BALTIMORE (WJZ) — For most, worship is a tradition that predates all of us.

There is another, more ancient art of worshiping, but it's not to God, The Father, The Son or The Holy Ghost but to spirits and deities that span the oceans and dates back to pre-slavery days in Africa.

A growing number of black women in Maryland are leaving traditional churches for witchcraft.

WJZ's Vic Carter looks into the trend and discovers its about more than spells and rituals.

When asked if they were, in fact, witches he got this response.

"That depends on how you look at it," said High Priestness Iyanifa Oyadele Ogunsina, a Coppin State graduate. "I am whatever the situation calls for. If you come at me with respect, you get Glenda the Good Witch from the suburbs, but if you come at me with negativity, meanness, and disrespect, then you get Evilene, your worst nightmare."

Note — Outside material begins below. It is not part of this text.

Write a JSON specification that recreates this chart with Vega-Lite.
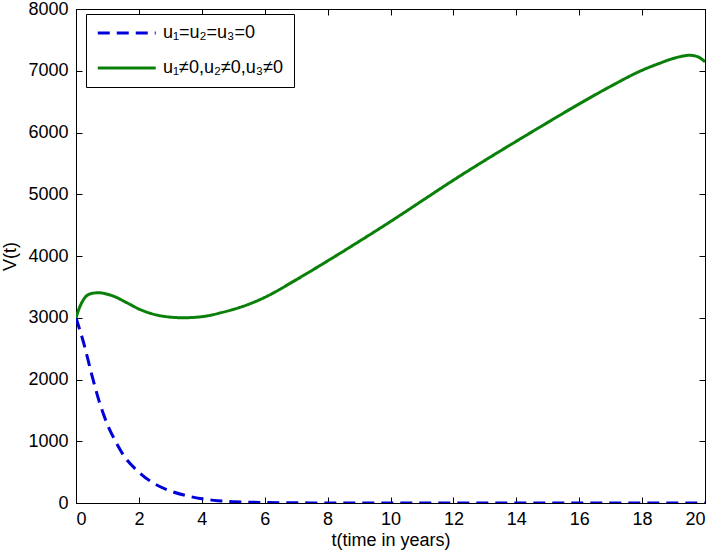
{
  "$schema": "https://vega.github.io/schema/vega-lite/v6.json",
  "width": 629,
  "height": 494,
  "autosize": "none",
  "padding": {"left": 76, "top": 9, "right": 11, "bottom": 51},
  "background": "white",
  "config": {
    "view": {"stroke": "black", "strokeWidth": 1},
    "font": "Liberation Sans",
    "axis": {
      "domainColor": "black",
      "tickColor": "black",
      "labelColor": "black",
      "titleColor": "black",
      "labelFont": "Liberation Sans",
      "titleFont": "Liberation Sans",
      "labelFontSize": 18,
      "titleFontSize": 18,
      "titleFontWeight": "normal",
      "tickSize": -6,
      "grid": false,
      "format": "d"
    },
    "legend": {
      "labelFont": "Liberation Sans",
      "labelFontSize": 18,
      "labelColor": "black"
    }
  },
  "data": {
    "values": [
      {"t": 0, "v": 3000, "s": "u₁=u₂=u₃=0"},
      {"t": 0.25, "v": 2580, "s": "u₁=u₂=u₃=0"},
      {"t": 0.5, "v": 2080, "s": "u₁=u₂=u₃=0"},
      {"t": 0.75, "v": 1625, "s": "u₁=u₂=u₃=0"},
      {"t": 1.0, "v": 1269, "s": "u₁=u₂=u₃=0"},
      {"t": 1.25, "v": 1005, "s": "u₁=u₂=u₃=0"},
      {"t": 1.5, "v": 782, "s": "u₁=u₂=u₃=0"},
      {"t": 2.0, "v": 500, "s": "u₁=u₂=u₃=0"},
      {"t": 2.5, "v": 310, "s": "u₁=u₂=u₃=0"},
      {"t": 3.0, "v": 195, "s": "u₁=u₂=u₃=0"},
      {"t": 3.5, "v": 120, "s": "u₁=u₂=u₃=0"},
      {"t": 4.0, "v": 70, "s": "u₁=u₂=u₃=0"},
      {"t": 4.5, "v": 38, "s": "u₁=u₂=u₃=0"},
      {"t": 5.0, "v": 20, "s": "u₁=u₂=u₃=0"},
      {"t": 6.0, "v": 8, "s": "u₁=u₂=u₃=0"},
      {"t": 7.0, "v": 3, "s": "u₁=u₂=u₃=0"},
      {"t": 8.0, "v": 1, "s": "u₁=u₂=u₃=0"},
      {"t": 10.0, "v": 0, "s": "u₁=u₂=u₃=0"},
      {"t": 15.0, "v": 0, "s": "u₁=u₂=u₃=0"},
      {"t": 20.0, "v": 0, "s": "u₁=u₂=u₃=0"},
      {"t": 0, "v": 3000, "s": "u₁≠0,u₂≠0,u₃≠0"},
      {"t": 0.1, "v": 3150, "s": "u₁≠0,u₂≠0,u₃≠0"},
      {"t": 0.23, "v": 3287, "s": "u₁≠0,u₂≠0,u₃≠0"},
      {"t": 0.44, "v": 3385, "s": "u₁≠0,u₂≠0,u₃≠0"},
      {"t": 0.71, "v": 3405, "s": "u₁≠0,u₂≠0,u₃≠0"},
      {"t": 1.0, "v": 3380, "s": "u₁≠0,u₂≠0,u₃≠0"},
      {"t": 1.19, "v": 3350, "s": "u₁≠0,u₂≠0,u₃≠0"},
      {"t": 1.61, "v": 3245, "s": "u₁≠0,u₂≠0,u₃≠0"},
      {"t": 2.03, "v": 3135, "s": "u₁≠0,u₂≠0,u₃≠0"},
      {"t": 2.56, "v": 3045, "s": "u₁≠0,u₂≠0,u₃≠0"},
      {"t": 3.0, "v": 3010, "s": "u₁≠0,u₂≠0,u₃≠0"},
      {"t": 3.41, "v": 3000, "s": "u₁≠0,u₂≠0,u₃≠0"},
      {"t": 3.8, "v": 3008, "s": "u₁≠0,u₂≠0,u₃≠0"},
      {"t": 4.15, "v": 3028, "s": "u₁≠0,u₂≠0,u₃≠0"},
      {"t": 4.6, "v": 3080, "s": "u₁≠0,u₂≠0,u₃≠0"},
      {"t": 5.0, "v": 3135, "s": "u₁≠0,u₂≠0,u₃≠0"},
      {"t": 5.5, "v": 3220, "s": "u₁≠0,u₂≠0,u₃≠0"},
      {"t": 6.0, "v": 3330, "s": "u₁≠0,u₂≠0,u₃≠0"},
      {"t": 7.0, "v": 3615, "s": "u₁≠0,u₂≠0,u₃≠0"},
      {"t": 8.0, "v": 3920, "s": "u₁≠0,u₂≠0,u₃≠0"},
      {"t": 9.0, "v": 4235, "s": "u₁≠0,u₂≠0,u₃≠0"},
      {"t": 10.0, "v": 4558, "s": "u₁≠0,u₂≠0,u₃≠0"},
      {"t": 11.0, "v": 4893, "s": "u₁≠0,u₂≠0,u₃≠0"},
      {"t": 12.0, "v": 5228, "s": "u₁≠0,u₂≠0,u₃≠0"},
      {"t": 13.0, "v": 5548, "s": "u₁≠0,u₂≠0,u₃≠0"},
      {"t": 14.0, "v": 5858, "s": "u₁≠0,u₂≠0,u₃≠0"},
      {"t": 15.0, "v": 6163, "s": "u₁≠0,u₂≠0,u₃≠0"},
      {"t": 16.0, "v": 6463, "s": "u₁≠0,u₂≠0,u₃≠0"},
      {"t": 17.0, "v": 6748, "s": "u₁≠0,u₂≠0,u₃≠0"},
      {"t": 18.0, "v": 7008, "s": "u₁≠0,u₂≠0,u₃≠0"},
      {"t": 18.5, "v": 7110, "s": "u₁≠0,u₂≠0,u₃≠0"},
      {"t": 19.0, "v": 7200, "s": "u₁≠0,u₂≠0,u₃≠0"},
      {"t": 19.3, "v": 7238, "s": "u₁≠0,u₂≠0,u₃≠0"},
      {"t": 19.5, "v": 7250, "s": "u₁≠0,u₂≠0,u₃≠0"},
      {"t": 19.7, "v": 7238, "s": "u₁≠0,u₂≠0,u₃≠0"},
      {"t": 19.85, "v": 7205, "s": "u₁≠0,u₂≠0,u₃≠0"},
      {"t": 20.0, "v": 7145, "s": "u₁≠0,u₂≠0,u₃≠0"}
    ]
  },
  "layer": [
    {
      "mark": {"type": "line", "strokeWidth": 3, "interpolate": "monotone", "clip": true},
      "encoding": {
        "x": {
          "field": "t", "type": "quantitative",
          "scale": {"domain": [0, 20], "nice": false, "zero": false},
          "axis": {"values": [0,2,4,6,8,10,12,14,16,18,20], "title": "t(time in years)", "labelPadding": 13, "titlePadding": 3, "orient": "bottom"}
        },
        "y": {
          "field": "v", "type": "quantitative",
          "scale": {"domain": [0, 8000], "nice": false},
          "axis": {"values": [0,1000,2000,3000,4000,5000,6000,7000,8000], "title": "V(t)", "labelPadding": 14, "titlePadding": 8, "orient": "left"}
        },
        "color": {
          "field": "s", "type": "nominal",
          "scale": {"domain": ["u₁=u₂=u₃=0", "u₁≠0,u₂≠0,u₃≠0"], "range": ["#0000d8", "#0a800a"]},
          "legend": {
            "title": null,
            "orient": "none",
            "legendX": 10,
            "legendY": 5,
            "symbolType": "M-1,0H7",
            "symbolSize": 210,
            "symbolStrokeWidth": 3,
            "strokeColor": "black",
            "fillColor": "white",
            "padding": 10,
            "rowPadding": 17,
            "labelOffset": 49,
            "cornerRadius": 0
          }
        },
        "strokeDash": {
          "field": "s", "type": "nominal",
          "scale": {"domain": ["u₁=u₂=u₃=0", "u₁≠0,u₂≠0,u₃≠0"], "range": [[12, 7], [1, 0]]},
          "legend": null
        }
      }
    },
    {
      "mark": {"type": "line", "strokeOpacity": 0},
      "encoding": {
        "x": {
          "field": "t", "type": "quantitative",
          "axis": {"values": [0,2,4,6,8,10,12,14,16,18,20], "labels": false, "title": null, "orient": "top"}
        },
        "y": {
          "field": "v", "type": "quantitative",
          "axis": {"values": [0,1000,2000,3000,4000,5000,6000,7000,8000], "labels": false, "title": null, "orient": "right"}
        }
      }
    }
  ],
  "resolve": {"axis": {"x": "independent", "y": "independent"}}
}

They have many names, titles, and ranks within their belief system.

The women are college-educated professionals who have chosen to believe that witchcraft is a truer example of worship inclusive of the genders and connecting them to their ancestors.

It fills a need not found in traditional worship.

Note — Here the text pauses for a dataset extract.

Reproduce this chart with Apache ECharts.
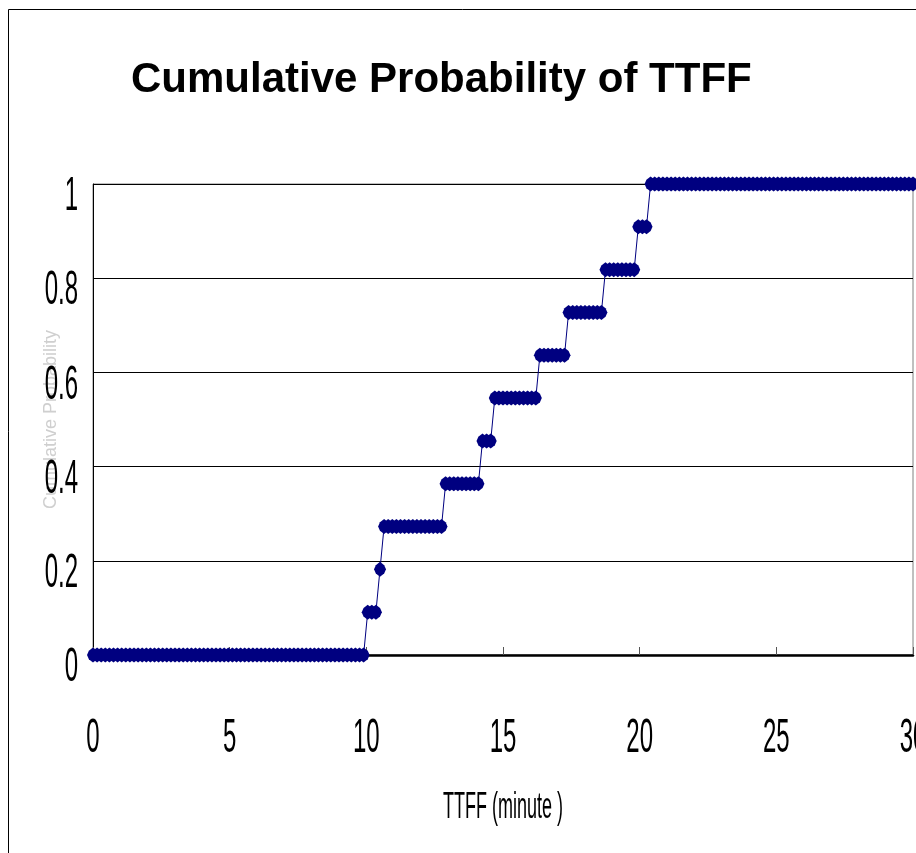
<!DOCTYPE html>
<html>
<head>
<meta charset="utf-8">
<script src="https://cdn.jsdelivr.net/npm/echarts@6/dist/echarts.min.js"></script>
<style>
html,body{margin:0;padding:0;background:#fff;}
#chart{width:916px;height:853px;}
</style>
</head>
<body>
<div id="chart"></div>
<script>
// Observed TTFF of each of the 11 trials (minutes), read from the step positions
const ttffSamples = [9.97, 10.42, 10.6, 12.78, 14.12, 14.65, 16.28, 17.38, 18.72, 19.92, 20.3];
// Evaluation times of the cumulative curve (minutes): every 0.15 min from 0 to 30
const evalStepHundredths = 15;
const evalCount = 201;
const xTickLabels = ['0', '5', '10', '15', '20', '25', '30'];
const yTickLabels = ['0', '0.2', '0.4', '0.6', '0.8', '1'];
const xAxisTitle = 'TTFF (minute )';
const yAxisTitle = 'Cumulative Probability';
const chartTitle = 'Cumulative Probability of TTFF';

const cdfPoints = [];
for (let i = 0; i < evalCount; i++) {
  const t = i * evalStepHundredths / 100;
  const n = ttffSamples.filter(s => s <= t).length;
  cdfPoints.push([t, n / ttffSamples.length]);
}

const sans = "'Liberation Sans', Arial, sans-serif";
const chart = echarts.init(document.getElementById('chart'), null, {renderer: 'canvas'});
chart.setOption({
  animation: false,
  backgroundColor: '#ffffff',
  title: {
    text: chartTitle,
    left: 126,
    top: 54,
    textStyle: {fontFamily: sans, fontWeight: 'bold', fontSize: 42, color: '#000'}
  },
  graphic: [{
    type: 'rect', silent: true, z: -1,
    shape: {x: 8.5, y: 9.5, width: 1000, height: 1000},
    style: {fill: 'none', stroke: '#000', lineWidth: 1}
  }],
  grid: {
    left: 93, right: 3, top: 184, bottom: 198,
    outerBoundsMode: 'none', containLabel: false,
    show: true, borderColor: '#808080', borderWidth: 1, backgroundColor: 'transparent'
  },
  xAxis: {
    type: 'value', min: 0, max: 30, interval: 5,
    name: xAxisTitle, nameLocation: 'middle', nameGap: 135, nameMoveOverlap: false,
    nameTextStyle: {fontFamily: sans, fontSize: 18, color: '#000', verticalAlign: 'top', align: 'center'},
    axisLine: {show: true, onZero: false, lineStyle: {color: '#000', width: 2.5}},
    axisTick: {show: true, inside: true, length: 8, lineStyle: {color: '#555', width: 1}},
    axisLabel: {
      margin: 60, fontFamily: sans, fontSize: 24, color: '#000', verticalAlign: 'top',
      formatter: (v) => xTickLabels[Math.round(v / 5)]
    },
    splitLine: {show: false}
  },
  yAxis: {
    type: 'value', min: 0, max: 1, interval: 0.2,
    name: yAxisTitle, nameLocation: 'middle', nameGap: 42, nameRotate: 90, nameMoveOverlap: false,
    nameTextStyle: {fontFamily: sans, fontSize: 18, color: '#cfcfcf', verticalAlign: 'middle', align: 'center'},
    axisLine: {show: true, lineStyle: {color: '#000', width: 1}},
    axisTick: {show: false},
    axisLabel: {
      margin: 15, fontFamily: sans, fontSize: 24, color: '#000', verticalAlign: 'top',
      formatter: (v) => yTickLabels[Math.round(v / 0.2)]
    },
    splitLine: {show: true, lineStyle: {color: '#000', width: 1}}
  },
  series: [{
    type: 'line',
    data: cdfPoints,
    symbol: 'path://M0,-8 L4.5,-4.5 L6.5,0 L4.5,4.5 L0,8 L-4.5,4.5 L-6.5,0 L-4.5,-4.5 Z',
    symbolSize: [12, 15],
    showAllSymbol: true,
    clip: false,
    itemStyle: {color: '#000080'},
    lineStyle: {color: '#000080', width: 1}
  }]
});

// The reference's axis texts are drawn tall and narrow: stretch the library's own label texts vertically.
(function stretchAxisTexts() {
  try {
    const zr = chart.getZr();
    const texts = new Set();
    zr.storage.getDisplayList(true).forEach(el => {
      let t = el;
      if (el.type === 'tspan' && el.parent) t = el.parent;
      if (t && !t.isGroup && t.type !== 'tspan' && t.style && typeof t.style.text === 'string') texts.add(t);
    });
    texts.forEach(el => {
      const s = el.style.text;
      if (yTickLabels.includes(s) && el.x < 93 && el.y < 680) {
        el.scaleY = 2; el.originX = 0; el.originY = 11;
      } else if (xTickLabels.includes(s) && el.y > 690) {
        el.scaleY = 2; el.originX = 0; el.originY = 0;
      } else if (s === xAxisTitle) {
        el.scaleY = 2; el.originX = 0; el.originY = 0;
      } else {
        return;
      }
      el.markRedraw && el.markRedraw();
    });
    zr.refreshImmediately ? zr.refreshImmediately() : zr.refresh();
  } catch (e) { /* leave labels unstretched */ }
})();
</script>
</body>
</html>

Most of them, like realtor Shango Yemi, grew up in the church.

"I was Christian, I was raised Christian," said the Morgan State graduate. "There are Christians in my family. In fact, my grandfather was a preacher in the south. I also grew up Christian. I grew up Anglican, in the Episcopal Church. The older I got, the more disconnected I felt with the church and not being moved by anything, Like it just felt like words, like really empty."

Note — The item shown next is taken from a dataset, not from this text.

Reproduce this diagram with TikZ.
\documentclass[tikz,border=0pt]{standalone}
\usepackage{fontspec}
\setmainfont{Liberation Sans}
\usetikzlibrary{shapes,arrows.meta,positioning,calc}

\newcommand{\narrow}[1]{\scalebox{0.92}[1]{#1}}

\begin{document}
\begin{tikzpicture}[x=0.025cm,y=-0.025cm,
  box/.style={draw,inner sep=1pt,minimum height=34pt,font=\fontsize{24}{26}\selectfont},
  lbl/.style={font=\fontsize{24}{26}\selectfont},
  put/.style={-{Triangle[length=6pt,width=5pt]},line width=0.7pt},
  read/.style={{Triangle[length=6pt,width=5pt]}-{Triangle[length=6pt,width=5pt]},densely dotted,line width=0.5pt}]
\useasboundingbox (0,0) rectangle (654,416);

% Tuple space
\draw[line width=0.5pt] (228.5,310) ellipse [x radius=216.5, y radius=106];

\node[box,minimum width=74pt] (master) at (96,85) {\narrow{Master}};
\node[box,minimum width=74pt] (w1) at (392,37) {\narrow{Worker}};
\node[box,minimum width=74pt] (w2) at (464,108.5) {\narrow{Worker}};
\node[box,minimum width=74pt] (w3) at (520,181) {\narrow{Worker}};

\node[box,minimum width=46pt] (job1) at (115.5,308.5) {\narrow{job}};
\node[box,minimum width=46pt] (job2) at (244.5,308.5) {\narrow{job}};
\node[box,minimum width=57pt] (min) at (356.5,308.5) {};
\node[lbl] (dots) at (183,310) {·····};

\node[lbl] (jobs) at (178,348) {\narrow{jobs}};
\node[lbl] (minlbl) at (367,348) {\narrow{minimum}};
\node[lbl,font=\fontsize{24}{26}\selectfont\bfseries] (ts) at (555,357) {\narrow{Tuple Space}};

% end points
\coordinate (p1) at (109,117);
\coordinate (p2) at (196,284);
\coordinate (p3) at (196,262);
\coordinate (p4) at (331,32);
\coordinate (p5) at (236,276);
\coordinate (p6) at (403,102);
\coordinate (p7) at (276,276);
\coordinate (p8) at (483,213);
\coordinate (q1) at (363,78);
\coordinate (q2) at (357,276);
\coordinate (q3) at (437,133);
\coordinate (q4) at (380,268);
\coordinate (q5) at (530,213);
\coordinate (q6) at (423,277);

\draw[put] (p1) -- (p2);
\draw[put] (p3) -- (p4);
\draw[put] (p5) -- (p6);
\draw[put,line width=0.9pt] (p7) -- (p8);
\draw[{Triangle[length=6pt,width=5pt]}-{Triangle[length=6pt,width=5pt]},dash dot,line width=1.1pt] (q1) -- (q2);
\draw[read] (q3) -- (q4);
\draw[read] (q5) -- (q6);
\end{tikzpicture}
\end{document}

Herbalist Iyawo Orisa Efunyale came from similar beginnings.

"I was raised Baptist," she said. "My father is a deacon, my mother is a deaconess. I was in church all the time, three times a week."

These women are part of a sect, ILE Ola Afefe Osa Meji Spiritual Temple, where they worship and offer prayers to Osun, a predominate deity.

She is the deity, or the Orisha, of aesthetics, beauty, sex, and sensuality.

There are growing numbers of African-American women who have chosen for themselves a new life, leaving the church in search of more meaning in their lives.

At a recent convention in Baltimore, more than 200 witches gathered. They see it as a sisterhood.

But their spells are for good, not evil.

In one ritual, the women prepared an offering to Osun on behalf of a woman in California who is looking for a mate.

The offering, an omelette-type dish, is sweetened with honey and believed to be a favorite of Osun. Prayers are said over the offering for the woman in need.

A portion is even offered to Eshew, the male counterpart of Osun, and placed in a secret place beneath the stairs of the Odenton home.

Using shells, they ask the spirit if she is pleased. Four shells are tossed to the floor. Two land up, two land down, a balance. The gift is accepted.

The traditions may seem odd to most, and a mystery to some, complex and multi-layered but these Dawtas of the Moon, followers of Osun, women who are powerful, determined, and understanding. They said that there is nothing to fear. They are here and they will be here for the foreseeable future.

"This is not a new-age type of thing, this is something our ancestors did," said doula Iyawo Orisa Omitola. "and we are tapping back into it so that we can become our best selves individually and collectively."